Сначала это было крохотное кафе с народным названием «Цыплёнок», тесное, маленькое, впрочем, скоро исчезнувшее, но возродившееся через несколько лет. Имена мешаются — за это место спорила «Белочка», называемая иначе «Ароматом» вдали, на Суворовском бульваре, ныне Никитском. Затем возникло заведение с затейливым титулом «Капакабана» (нынче на его месте торгуют цветами). Было кафе внутри музея Революции — под охраной броневика и стоявшего ещё тогда там разбитого демократического троллейбуса. Это было кафе вечернее, хотя закрывалось в пять. Вечерним считалось кафе полутемное или просто темное, а дневным — светлое, такое как обновленный «Цыплёнок», нарёкшийся, впрочем, официально «Капакабаной». Мои знакомые девушки, ходившие в итальянских кожаных плащах, казавшиеся шиком в начале девяностых, говорили друг дружке:
— Пойдём в революцию?
«В революцию» значило — на запах кофейного автомата и диковинного чуда в стальных чашках под названием «жульен». Но тогда ещё царило в головах бедное равенство, и, вернувшись на угол Бронной и Богословского, можно было долго сидеть за наивными разговорами о литературе. Ну это сейчас-то они кажутся наивными, а тогда сошлось два потока — инерционное уважение к литературе и свободное книгопечатание. Ценность литературы у читателя казалась вечной, а профессиональные перспективы — радужными. За чёрными круглыми столами рассказывались истории, тянувшие на сюжет романа. Девушки, поселившись в этих кофейных историях, начисто теряли внешние приметы и лишались имени. Из реальных девушек с мягкими руками и запахом только что снятых теплых платьев, из людей с вьющимися или прямыми волосами, они становились персонажами, плавными и летучими, как сигаретные колечки. Впрочем, скоро забеременела одна из барменш и у неё началась боязнь табачного дыма.

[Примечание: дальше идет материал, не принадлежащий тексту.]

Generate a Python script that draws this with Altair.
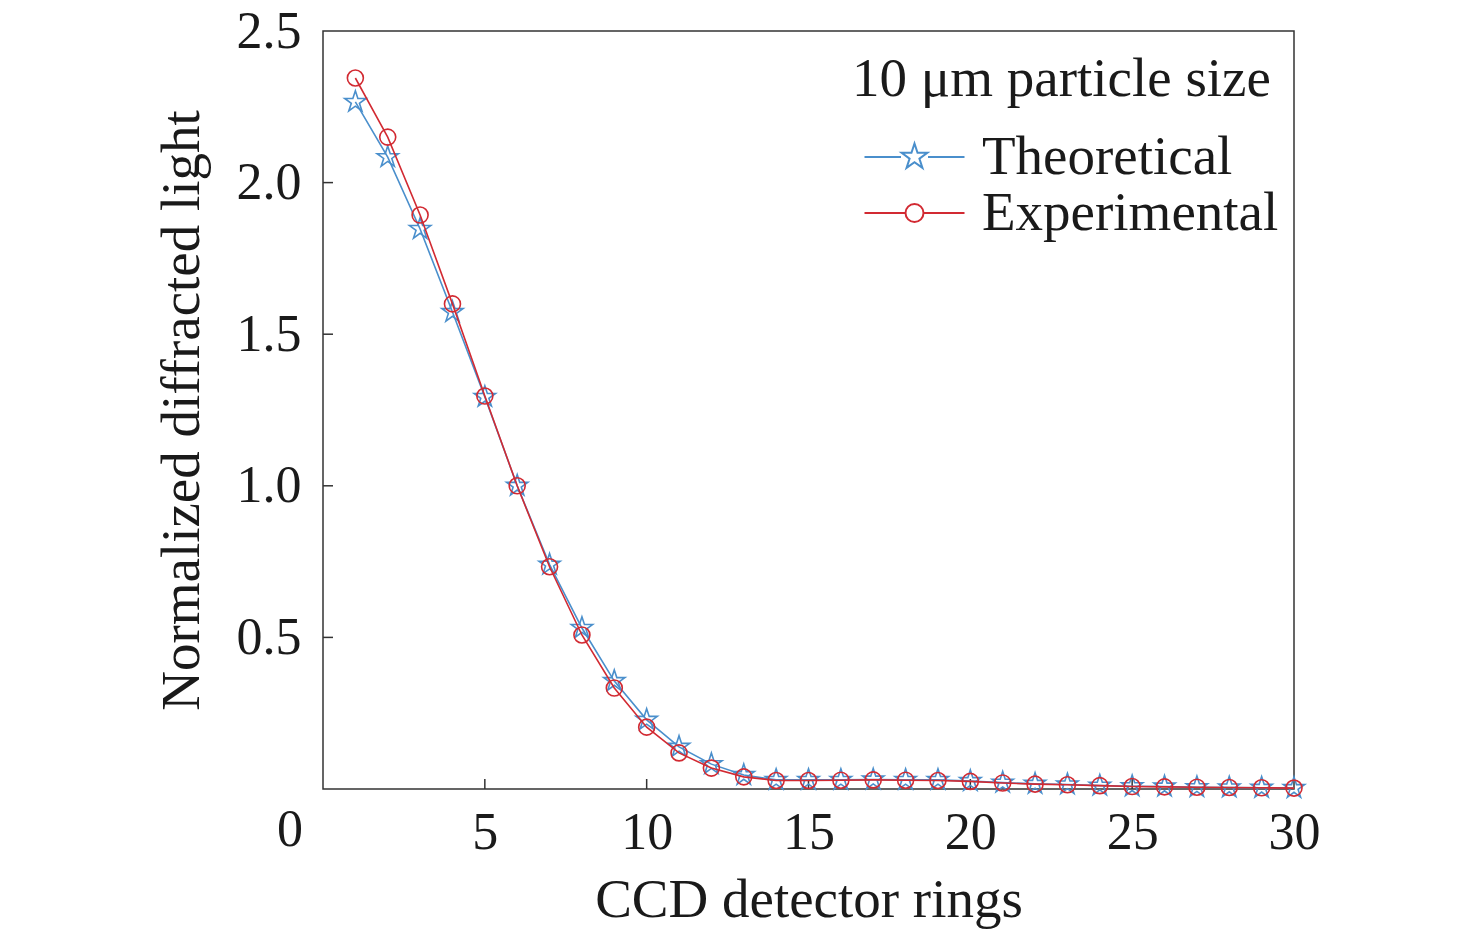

Там можно было просто читать. Как-то, засидевшись, я поднял глаза от страницы и осознал, что окружающая действительность изменилась. Я пришёл в полупустое кафе, а теперь оно было заполнено скорбными людьми в чёрном и заплаканными женщинами. Они давно сдвинули мебель, и теперь я со своей чашечкой кофе сидел в середине длинного поминального стола — пили в разброд и никто мне не удивлялся, благо я был в чёрном.